* **Your goal**: Look at the data below and print exactly the lines from its first line through the line with "plt.rcParams['axes.unicode_minus'] = False"; the pictures stay out of the copy.

* **Source excerpt**:
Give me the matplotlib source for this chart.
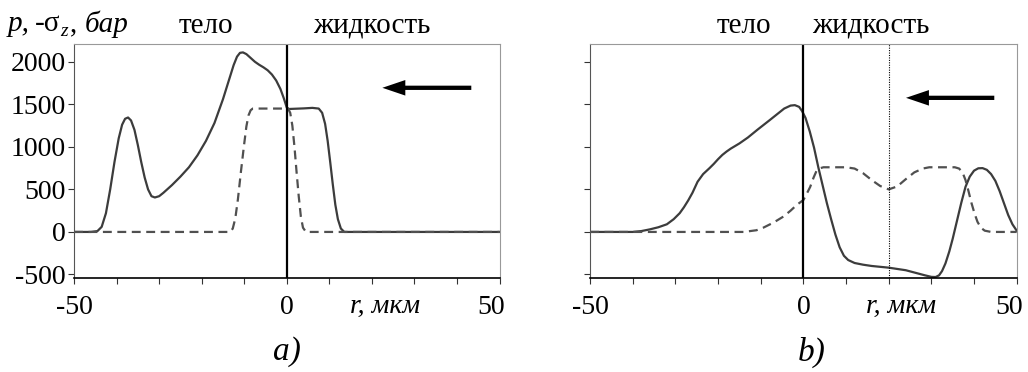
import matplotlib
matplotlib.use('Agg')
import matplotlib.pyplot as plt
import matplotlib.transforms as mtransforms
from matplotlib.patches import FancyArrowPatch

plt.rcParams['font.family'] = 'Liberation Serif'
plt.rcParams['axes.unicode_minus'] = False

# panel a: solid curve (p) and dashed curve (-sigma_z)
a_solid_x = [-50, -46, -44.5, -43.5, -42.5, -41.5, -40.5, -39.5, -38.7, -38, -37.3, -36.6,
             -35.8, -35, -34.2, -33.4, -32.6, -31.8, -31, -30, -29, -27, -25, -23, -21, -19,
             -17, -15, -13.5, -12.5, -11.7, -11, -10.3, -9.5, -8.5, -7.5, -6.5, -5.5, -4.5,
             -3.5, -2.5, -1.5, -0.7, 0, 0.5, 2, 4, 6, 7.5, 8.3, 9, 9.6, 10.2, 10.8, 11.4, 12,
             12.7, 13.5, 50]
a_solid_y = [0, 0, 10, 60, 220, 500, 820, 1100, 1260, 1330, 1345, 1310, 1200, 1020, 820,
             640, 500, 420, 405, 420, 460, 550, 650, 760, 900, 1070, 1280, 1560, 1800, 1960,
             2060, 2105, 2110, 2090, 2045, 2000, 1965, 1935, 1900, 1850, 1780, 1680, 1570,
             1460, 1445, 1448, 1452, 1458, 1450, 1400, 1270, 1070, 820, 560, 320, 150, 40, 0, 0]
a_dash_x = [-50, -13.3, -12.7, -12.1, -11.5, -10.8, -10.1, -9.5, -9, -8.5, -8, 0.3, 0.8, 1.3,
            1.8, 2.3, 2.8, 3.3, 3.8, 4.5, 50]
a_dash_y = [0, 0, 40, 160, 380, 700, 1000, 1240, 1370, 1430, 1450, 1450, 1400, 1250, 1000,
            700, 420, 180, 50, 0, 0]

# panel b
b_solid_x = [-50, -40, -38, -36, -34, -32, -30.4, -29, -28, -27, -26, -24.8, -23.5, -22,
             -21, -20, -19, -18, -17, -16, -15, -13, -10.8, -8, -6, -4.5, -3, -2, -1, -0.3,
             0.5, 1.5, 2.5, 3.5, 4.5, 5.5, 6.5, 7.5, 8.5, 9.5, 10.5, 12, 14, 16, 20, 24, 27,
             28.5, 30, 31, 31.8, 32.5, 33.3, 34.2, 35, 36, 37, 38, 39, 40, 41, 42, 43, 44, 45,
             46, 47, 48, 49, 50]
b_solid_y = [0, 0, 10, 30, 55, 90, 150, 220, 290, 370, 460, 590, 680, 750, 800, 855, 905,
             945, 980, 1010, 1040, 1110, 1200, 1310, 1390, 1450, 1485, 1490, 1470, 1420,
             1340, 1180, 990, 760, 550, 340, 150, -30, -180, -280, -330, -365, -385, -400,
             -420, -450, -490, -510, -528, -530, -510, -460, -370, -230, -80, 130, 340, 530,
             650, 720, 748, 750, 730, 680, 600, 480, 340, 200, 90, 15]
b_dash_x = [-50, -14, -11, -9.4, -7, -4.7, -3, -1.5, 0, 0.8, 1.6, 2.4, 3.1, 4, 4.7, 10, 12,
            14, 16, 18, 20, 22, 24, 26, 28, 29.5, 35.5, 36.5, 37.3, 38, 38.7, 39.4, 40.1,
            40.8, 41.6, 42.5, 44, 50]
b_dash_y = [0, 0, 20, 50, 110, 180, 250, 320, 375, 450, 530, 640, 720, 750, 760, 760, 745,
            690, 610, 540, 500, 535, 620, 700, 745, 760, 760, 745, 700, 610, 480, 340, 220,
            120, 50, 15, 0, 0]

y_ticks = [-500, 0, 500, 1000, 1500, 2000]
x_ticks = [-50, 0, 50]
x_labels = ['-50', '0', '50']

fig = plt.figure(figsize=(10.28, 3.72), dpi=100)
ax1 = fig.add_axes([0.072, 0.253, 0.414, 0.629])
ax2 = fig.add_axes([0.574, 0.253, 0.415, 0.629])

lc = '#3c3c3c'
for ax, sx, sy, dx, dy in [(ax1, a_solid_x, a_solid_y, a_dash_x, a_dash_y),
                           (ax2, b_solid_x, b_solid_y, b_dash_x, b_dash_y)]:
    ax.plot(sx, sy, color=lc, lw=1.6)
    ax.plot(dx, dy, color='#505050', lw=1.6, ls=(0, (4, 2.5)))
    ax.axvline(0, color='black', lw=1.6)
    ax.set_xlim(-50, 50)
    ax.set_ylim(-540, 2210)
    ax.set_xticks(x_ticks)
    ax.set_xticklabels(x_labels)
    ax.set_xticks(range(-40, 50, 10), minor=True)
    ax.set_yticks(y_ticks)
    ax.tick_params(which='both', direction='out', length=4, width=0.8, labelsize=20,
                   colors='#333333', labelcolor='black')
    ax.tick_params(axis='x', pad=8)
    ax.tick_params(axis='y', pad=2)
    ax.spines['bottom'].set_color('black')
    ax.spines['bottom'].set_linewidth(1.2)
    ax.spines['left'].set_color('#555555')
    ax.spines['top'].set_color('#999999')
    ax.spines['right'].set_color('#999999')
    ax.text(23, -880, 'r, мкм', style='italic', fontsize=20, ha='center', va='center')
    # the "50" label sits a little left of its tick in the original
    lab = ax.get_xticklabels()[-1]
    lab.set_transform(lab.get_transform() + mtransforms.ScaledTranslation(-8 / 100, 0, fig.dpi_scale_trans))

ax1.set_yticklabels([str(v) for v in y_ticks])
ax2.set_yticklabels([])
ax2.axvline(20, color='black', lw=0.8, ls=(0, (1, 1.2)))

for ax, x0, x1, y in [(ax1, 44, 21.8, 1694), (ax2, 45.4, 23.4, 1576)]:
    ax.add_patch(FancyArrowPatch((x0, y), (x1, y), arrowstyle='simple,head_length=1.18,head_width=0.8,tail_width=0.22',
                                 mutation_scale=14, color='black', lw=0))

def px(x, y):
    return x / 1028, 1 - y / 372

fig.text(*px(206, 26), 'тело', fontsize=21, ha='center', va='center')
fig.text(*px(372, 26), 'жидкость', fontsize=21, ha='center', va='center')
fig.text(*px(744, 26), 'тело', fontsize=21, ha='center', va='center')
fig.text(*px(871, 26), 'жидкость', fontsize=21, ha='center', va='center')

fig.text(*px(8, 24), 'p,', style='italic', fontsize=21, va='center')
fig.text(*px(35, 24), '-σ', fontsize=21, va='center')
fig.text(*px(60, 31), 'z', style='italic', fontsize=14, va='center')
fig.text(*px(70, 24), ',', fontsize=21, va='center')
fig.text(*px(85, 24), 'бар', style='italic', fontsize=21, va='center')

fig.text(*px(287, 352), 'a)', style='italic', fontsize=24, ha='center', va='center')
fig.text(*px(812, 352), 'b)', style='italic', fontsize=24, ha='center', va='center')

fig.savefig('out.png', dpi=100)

* **Finished task**:
Give me the matplotlib source for this chart.
import matplotlib
matplotlib.use('Agg')
import matplotlib.pyplot as plt
import matplotlib.transforms as mtransforms
from matplotlib.patches import FancyArrowPatch

plt.rcParams['font.family'] = 'Liberation Serif'
plt.rcParams['axes.unicode_minus'] = False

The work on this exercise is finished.